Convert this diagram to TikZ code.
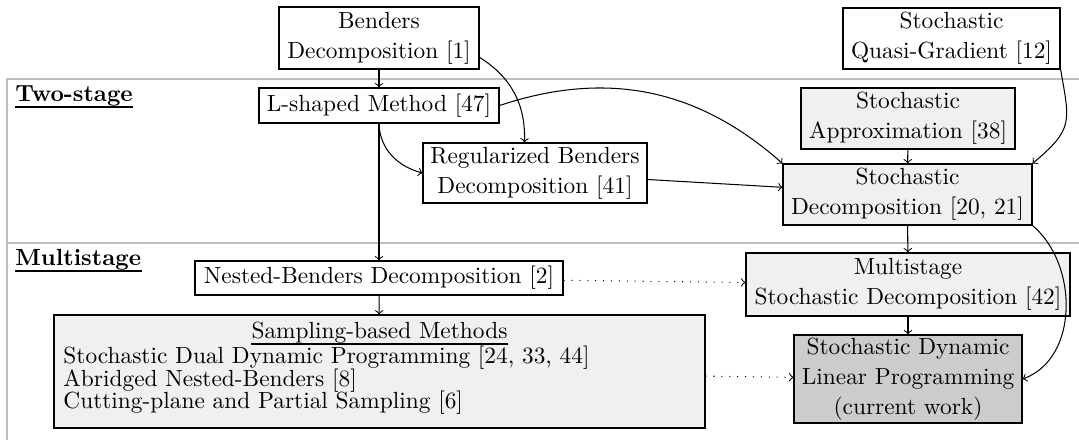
\documentclass[tikz,border=0pt]{standalone}
\usetikzlibrary{calc}
\begin{document}
\begin{tikzpicture}[
  x=0.4367pt, y=0.4367pt,
  every node/.append style={font=\fontsize{10.2}{13.2}\selectfont},
  box/.style={draw, line width=0.5pt, align=center, inner sep=0pt},
  lite/.style={fill=black!6},
  dark/.style={fill=black!20},
  arr/.style={->, line width=0.45pt},
  dotarr/.style={->, line width=0.45pt, dash pattern=on 0.45pt off 3pt},
  frame/.style={draw=black!25, line width=0.55pt},
  seclbl/.style={anchor=base west, inner sep=0pt, font=\fontsize{10.2}{13.2}\selectfont\bfseries},
  plain/.style={inner sep=0pt},
  ul/.style={line width=0.9pt},
]
\useasboundingbox (0,0) rectangle (1079,-439);
\clip (0,0) rectangle (1079,-439);

% stage frames
\draw[frame] (7,-79) rectangle (1100,-242.3);
\draw[frame] (7,-243.7) rectangle (1100,-470);

% stage labels
\node[seclbl] (ts) at (15,-101) {Two-stage};
\draw[ul] ([yshift=-2.7pt]ts.base west) -- ([yshift=-2.7pt]ts.base east);
\node[seclbl] (ms) at (15,-265) {Multistage};
\draw[ul] ([yshift=-2.7pt]ms.base west) -- ([yshift=-2.7pt]ms.base east);

% nodes
\node[box, minimum width=87.3pt, minimum height=27.1pt] (ben) at (379,-38) {Benders\\Decomposition [1]};
\node[box, minimum width=94.8pt, minimum height=26.6pt] (sqg) at (951.5,-38.5) {Stochastic\\Quasi-Gradient [12]};
\node[box, minimum width=104.8pt, minimum height=15.3pt] (lsh) at (379,-105.5) {L-shaped Method [47]};
\node[box, minimum width=97.8pt, minimum height=26.2pt] (reg) at (535,-173) {Regularized Benders\\Decomposition [41]};
\node[box, lite, minimum width=93.5pt, minimum height=26.6pt] (sa) at (908,-118.5) {Stochastic\\Approximation [38]};
\node[box, lite, minimum width=108.7pt, minimum height=26.6pt] (sd) at (907.5,-194.5) {Stochastic\\Decomposition [20, 21]};
\node[box, minimum width=160.7pt, minimum height=14.8pt] (nb) at (379,-278) {Nested-Benders Decomposition [2]};
\node[box, lite, minimum width=141.5pt, minimum height=27.5pt] (msd) at (908,-284.5) {Multistage\\Stochastic Decomposition [42]};
\node[box, dark, minimum width=99.6pt, minimum height=38.4pt] (sdlp) at (908,-379) {Stochastic Dynamic\\Linear Programming\\(current work)};
\node[box, lite, minimum width=284.3pt, minimum height=49.3pt] (samp) at (379.5,-371.5) {};

% sampling box contents
\node[plain, anchor=base] (st) at (379.5,-338) {Sampling-based Methods};
\draw[ul] ([yshift=-2.5pt]st.base west) -- ([yshift=-2.5pt]st.base east);
\node[plain, anchor=base west] (s1) at (63,-363) {Stochastic Dual Dynamic Programming [24, 33, 44]};
\node[plain, anchor=base west] (s2) at (63,-386) {Abridged Nested-Benders [8]};
\node[plain, anchor=base west] (s3) at (63,-408) {Cutting-plane and Partial Sampling [6]};

% connectors
\draw[arr] (ben) -- (lsh);
\draw[arr] (ben) to[bend left=30] (reg);
\draw[arr] (lsh.east) to[bend left=30] (sd.north west);
\draw[arr] (lsh.south) to[out=-88,in=165] (reg.west);
\draw[arr] (lsh) -- (nb);
\draw[arr] (reg) -- (sd);
\draw[arr] (sa) -- (sd);
\draw[arr] (sqg.south east) to[out=-80,in=40,looseness=1.4] (sd.north east);
\draw[arr] (sd) -- (msd);
\draw[arr] (msd) -- (sdlp);
\draw[arr] (sd.south east) to[out=-40,in=20] (sdlp.east);
\draw[arr] (nb) -- (samp);
\draw[dotarr] (nb) -- (msd);
\draw[dotarr] (samp) -- (sdlp);
\end{tikzpicture}
\end{document}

▸ **Written problem**
Pictures are excluded; copy all other data exactly as shown.

▸ **Output below**
Convert this diagram to TikZ code.
\documentclass[tikz,border=0pt]{standalone}
\usetikzlibrary{calc}
\begin{document}
\begin{tikzpicture}[
  x=0.4367pt, y=0.4367pt,
  every node/.append style={font=\fontsize{10.2}{13.2}\selectfont},
  box/.style={draw, line width=0.5pt, align=center, inner sep=0pt},
  lite/.style={fill=black!6},
  dark/.style={fill=black!20},
  arr/.style={->, line width=0.45pt},
  dotarr/.style={->, line width=0.45pt, dash pattern=on 0.45pt off 3pt},
  frame/.style={draw=black!25, line width=0.55pt},
  seclbl/.style={anchor=base west, inner sep=0pt, font=\fontsize{10.2}{13.2}\selectfont\bfseries},
  plain/.style={inner sep=0pt},
  ul/.style={line width=0.9pt},
]
\useasboundingbox (0,0) rectangle (1079,-439);
\clip (0,0) rectangle (1079,-439);

% stage frames
\draw[frame] (7,-79) rectangle (1100,-242.3);
\draw[frame] (7,-243.7) rectangle (1100,-470);

% stage labels
\node[seclbl] (ts) at (15,-101) {Two-stage};
\draw[ul] ([yshift=-2.7pt]ts.base west) -- ([yshift=-2.7pt]ts.base east);
\node[seclbl] (ms) at (15,-265) {Multistage};
\draw[ul] ([yshift=-2.7pt]ms.base west) -- ([yshift=-2.7pt]ms.base east);

% nodes
\node[box, minimum width=87.3pt, minimum height=27.1pt] (ben) at (379,-38) {Benders\\Decomposition [1]};
\node[box, minimum width=94.8pt, minimum height=26.6pt] (sqg) at (951.5,-38.5) {Stochastic\\Quasi-Gradient [12]};
\node[box, minimum width=104.8pt, minimum height=15.3pt] (lsh) at (379,-105.5) {L-shaped Method [47]};
\node[box, minimum width=97.8pt, minimum height=26.2pt] (reg) at (535,-173) {Regularized Benders\\Decomposition [41]};
\node[box, lite, minimum width=93.5pt, minimum height=26.6pt] (sa) at (908,-118.5) {Stochastic\\Approximation [38]};
\node[box, lite, minimum width=108.7pt, minimum height=26.6pt] (sd) at (907.5,-194.5) {Stochastic\\Decomposition [20, 21]};
\node[box, minimum width=160.7pt, minimum height=14.8pt] (nb) at (379,-278) {Nested-Benders Decomposition [2]};
\node[box, lite, minimum width=141.5pt, minimum height=27.5pt] (msd) at (908,-284.5) {Multistage\\Stochastic Decomposition [42]};
\node[box, dark, minimum width=99.6pt, minimum height=38.4pt] (sdlp) at (908,-379) {Stochastic Dynamic\\Linear Programming\\(current work)};
\node[box, lite, minimum width=284.3pt, minimum height=49.3pt] (samp) at (379.5,-371.5) {};

% sampling box contents
\node[plain, anchor=base] (st) at (379.5,-338) {Sampling-based Methods};
\draw[ul] ([yshift=-2.5pt]st.base west) -- ([yshift=-2.5pt]st.base east);
\node[plain, anchor=base west] (s1) at (63,-363) {Stochastic Dual Dynamic Programming [24, 33, 44]};
\node[plain, anchor=base west] (s2) at (63,-386) {Abridged Nested-Benders [8]};
\node[plain, anchor=base west] (s3) at (63,-408) {Cutting-plane and Partial Sampling [6]};

% connectors
\draw[arr] (ben) -- (lsh);
\draw[arr] (ben) to[bend left=30] (reg);
\draw[arr] (lsh.east) to[bend left=30] (sd.north west);
\draw[arr] (lsh.south) to[out=-88,in=165] (reg.west);
\draw[arr] (lsh) -- (nb);
\draw[arr] (reg) -- (sd);
\draw[arr] (sa) -- (sd);
\draw[arr] (sqg.south east) to[out=-80,in=40,looseness=1.4] (sd.north east);
\draw[arr] (sd) -- (msd);
\draw[arr] (msd) -- (sdlp);
\draw[arr] (sd.south east) to[out=-40,in=20] (sdlp.east);
\draw[arr] (nb) -- (samp);
\draw[dotarr] (nb) -- (msd);
\draw[dotarr] (samp) -- (sdlp);
\end{tikzpicture}
\end{document}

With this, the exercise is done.